7. Keeanu Benton And Nick Herbig Will Be Budding Wisconsin Studs
Herbig and Benton continued to have their moments and both have been good picks. But Herbig’s season cooled off after a hot start, a mid-season injury didn’t help, while Benton didn’t record a sack until the regular season finale. Both took steps but I don’t think they exited the season feeling like “budding studs.” Not quite there.
8. Cameron Johnston Will Set A Steelers Gross Record
Bold prediction for the Steelers punter to surpass 47.0 yards of gross average, which would break Bobby Joe Green’s record set way back in 1961. We’ll never know if Johnston would’ve done it. He suffered a season-ending knee injury in the season opener against Atlanta.

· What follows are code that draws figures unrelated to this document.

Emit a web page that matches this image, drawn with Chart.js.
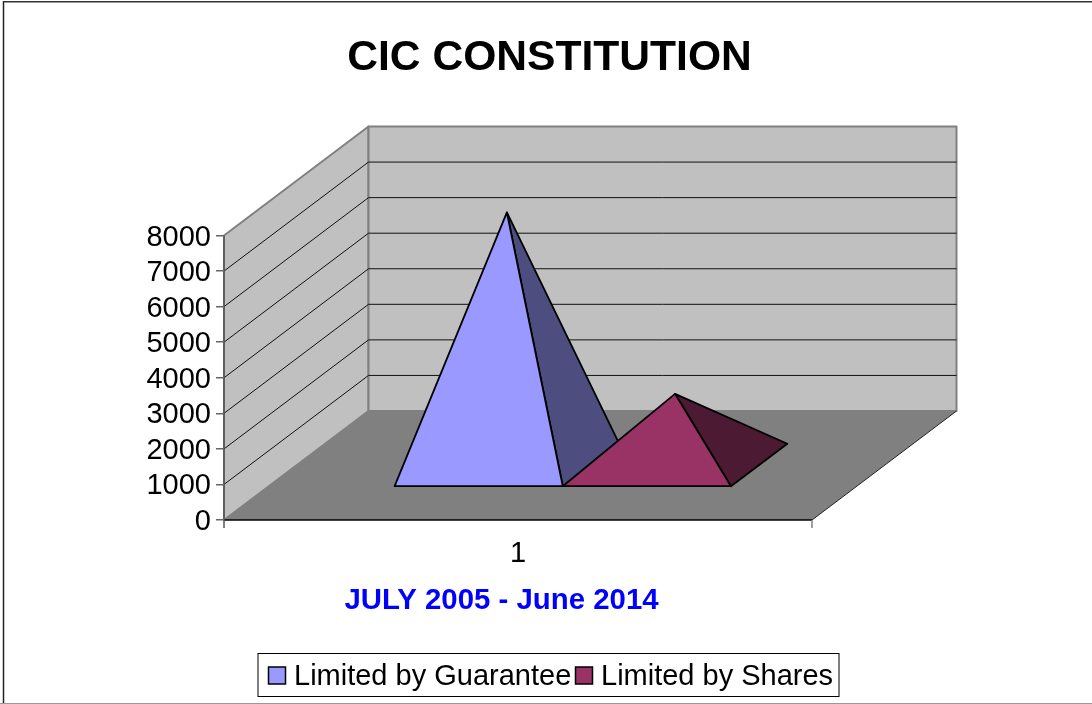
<!DOCTYPE html>
<html lang="en">
<head>
  <meta charset="UTF-8" />
  <title>CIC Constitution</title>
  <script src="https://cdn.jsdelivr.net/npm/chart.js"></script>
  <style>
    html, body { margin: 0; padding: 0; background: #fff; }
    canvas { display: block; }
  </style>
</head>
<body>
  <canvas id="chart" width="1092" height="704"></canvas>
  <script>
    const categories = ['1'];
    const seriesNames = ['Limited by Guarantee', 'Limited by Shares'];
    const guaranteeValues = [7100];
    const sharesValues = [2000];
    const frontColors = ['#9999ff', '#993366'];
    const sideColors = ['#4d4d80', '#4d1a33'];
    const chartTitle = 'CIC CONSTITUTION';
    const xAxisTitle = 'JULY 2005 - June 2014';

    const FONT = '"Liberation Sans", Arial, sans-serif';
    // how far the 3D floor runs back from the front edge
    const depthX = 144.5;
    const depthY = 109;
    // where the pyramid bases sit inside that depth
    const baseFront = 0.31;
    const baseBack = 0.70;

    function poly(ctx, pts, fill, stroke, lw) {
      ctx.beginPath();
      pts.forEach((p, i) => i ? ctx.lineTo(p[0], p[1]) : ctx.moveTo(p[0], p[1]));
      ctx.closePath();
      if (fill) { ctx.fillStyle = fill; ctx.fill(); }
      if (stroke) { ctx.strokeStyle = stroke; ctx.lineWidth = lw; ctx.lineJoin = 'round'; ctx.stroke(); }
    }

    function line(ctx, x1, y1, x2, y2, color, lw) {
      ctx.beginPath();
      ctx.moveTo(x1, y1);
      ctx.lineTo(x2, y2);
      ctx.strokeStyle = color;
      ctx.lineWidth = lw;
      ctx.stroke();
    }

    const scene3d = {
      id: 'scene3d',
      beforeDraw(chart) {
        const ctx = chart.ctx;
        const { left, right, top, bottom } = chart.chartArea;
        const y = chart.scales.y;
        ctx.save();

        // outer frame, no line on the right side
        line(ctx, 3.5, 1, 3.5, 704, '#222', 1.5);
        line(ctx, 3, 1.8, 1092, 1.8, '#333', 1.5);
        line(ctx, 0, 703.5, 1092, 703.5, '#999', 1);

        // walls and floor
        poly(ctx, [[left, bottom], [left, top], [left + depthX, top - depthY], [left + depthX, bottom - depthY]], '#c0c0c0', '#808080', 2);
        poly(ctx, [[left + depthX, bottom - depthY], [left + depthX, top - depthY], [right + depthX, top - depthY], [right + depthX, bottom - depthY]], '#c0c0c0', '#808080', 2);
        poly(ctx, [[left, bottom], [left + depthX, bottom - depthY], [right + depthX, bottom - depthY], [right, bottom]], '#808080');
        line(ctx, right, bottom, right + depthX, bottom - depthY, '#222', 1);

        // gridlines run along the side wall then the back wall
        y.ticks.forEach(t => {
          if (t.value === 0 || t.value === y.max) return;
          const py = y.getPixelForValue(t.value);
          ctx.beginPath();
          ctx.moveTo(left, py);
          ctx.lineTo(left + depthX, py - depthY);
          ctx.lineTo(right + depthX, py - depthY);
          ctx.strokeStyle = '#111';
          ctx.lineWidth = 1;
          ctx.stroke();
        });

        // front edge and the end ticks of the category axis
        line(ctx, left, bottom, right, bottom, '#000', 1.5);
        line(ctx, left, top, left, bottom + 8, '#555', 1.5);
        line(ctx, right, bottom, right, bottom + 8, '#808080', 1.5);
        ctx.restore();
      },
      beforeDatasetsDraw(chart) {
        const ctx = chart.ctx;
        const floor = chart.scales.y.getPixelForValue(0);
        ctx.save();
        chart.data.datasets.forEach((ds, i) => {
          const bar = chart.getDatasetMeta(i).data[0];
          const half = bar.width / 2;
          const mid = (baseFront + baseBack) / 2;
          const fl = [bar.x - half + baseFront * depthX, floor - baseFront * depthY];
          const fr = [bar.x + half + baseFront * depthX, floor - baseFront * depthY];
          const br = [bar.x + half + baseBack * depthX, floor - baseBack * depthY];
          const apex = [bar.x + mid * depthX, bar.y - mid * depthY];
          poly(ctx, [apex, fr, br], sideColors[i], '#000', 1.8);
          poly(ctx, [apex, fl, fr], frontColors[i], '#000', 1.8);
        });
        ctx.restore();
        return false; // the bars themselves stay undrawn, pyramids replace them
      },
      afterDraw(chart) {
        const ctx = chart.ctx;
        ctx.save();
        ctx.textBaseline = 'middle';
        ctx.textAlign = 'center';
        ctx.fillStyle = '#000';
        ctx.font = 'bold 42.6px ' + FONT;
        ctx.fillText(chartTitle, 549.5, 58);
        ctx.fillStyle = '#0000ff';
        ctx.font = 'bold 29.4px ' + FONT;
        ctx.fillText(xAxisTitle, 501.5, 601);

        // legend
        ctx.fillStyle = '#fff';
        ctx.fillRect(258, 653.5, 581, 43);
        ctx.strokeStyle = '#000';
        ctx.lineWidth = 1;
        ctx.strokeRect(258, 653.5, 581, 43);
        ctx.textAlign = 'left';
        ctx.font = '29px ' + FONT;
        const items = [[268.5, 294], [575.5, 601]];
        chart.data.datasets.forEach((ds, i) => {
          ctx.fillStyle = frontColors[i];
          ctx.fillRect(items[i][0], 667, 17, 17);
          ctx.strokeStyle = '#000';
          ctx.lineWidth = 1.5;
          ctx.strokeRect(items[i][0], 667, 17, 17);
          ctx.fillStyle = '#000';
          ctx.fillText(ds.label, items[i][1], 677);
        });
        ctx.restore();
      }
    };

    new Chart(document.getElementById('chart'), {
      type: 'bar',
      data: {
        labels: categories,
        datasets: [
          { label: seriesNames[0], data: guaranteeValues, backgroundColor: frontColors[0] },
          { label: seriesNames[1], data: sharesValues, backgroundColor: frontColors[1] }
        ]
      },
      options: {
        responsive: false,
        animation: false,
        layout: { padding: { left: 0, top: 235.5, right: 280, bottom: 0 } },
        datasets: { bar: { barPercentage: 1, categoryPercentage: 0.572 } },
        plugins: { legend: { display: false }, title: { display: false }, tooltip: { enabled: false } },
        scales: {
          x: {
            afterFit(scale) { scale.height = 184; },
            grid: { display: false },
            border: { display: false },
            ticks: { color: '#000', font: { family: FONT, size: 29 }, padding: 9 }
          },
          y: {
            min: 0,
            max: 8000,
            afterFit(scale) { scale.width = 224; },
            grid: { drawOnChartArea: false, drawTicks: true, tickLength: 8, color: '#666', lineWidth: 1.5 },
            border: { display: false },
            ticks: {
              stepSize: 1000,
              autoSkip: false,
              color: '#000',
              font: { family: FONT, size: 29 },
              padding: 5,
              labelOffset: 2,
              callback: v => String(v)
            }
          }
        }
      },
      plugins: [scene3d]
    });
  </script>
</body>
</html>
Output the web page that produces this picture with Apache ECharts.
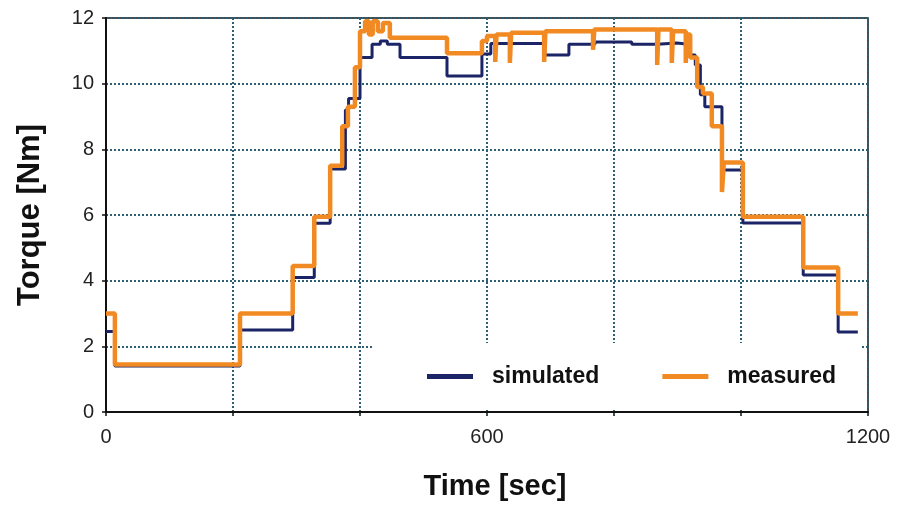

Replacement Corliss Waitman averaged 46.4-yards, falling short of Green’s mark. We’ll see where Johnston health leaves him and the Steelers’ punting situation next summer. Waitman is under contract and should be carried to compete.
9. Numbers I got Wrong
Run-through of stats I was the most off with. I thought Najee Harris would see a notable bump in his yards per carry and finish the year at 4.4. Instead, he maintained about what he’s always done and came in at 4.0 with a quiet end to the year. It was more of the same.
I grossly overestimated Connor Heyward’s involvement in this offense. He saw some snaps but I predicted a 27/245/3 line. Instead, he caught six passes for 40 yards and one score. A missed downfield catch against the Dallas Cowboys didn’t help but I didn’t consider a healthy Pat Freiermuth enough that would tamp down Heyward’s numbers.
Defensively, I predicted T.J. Watt to finish with 19 sacks. Instead, he had his fewest in a non-injury shortened season since his rookie year, ending with 11.5 and zero over his last three regular season games.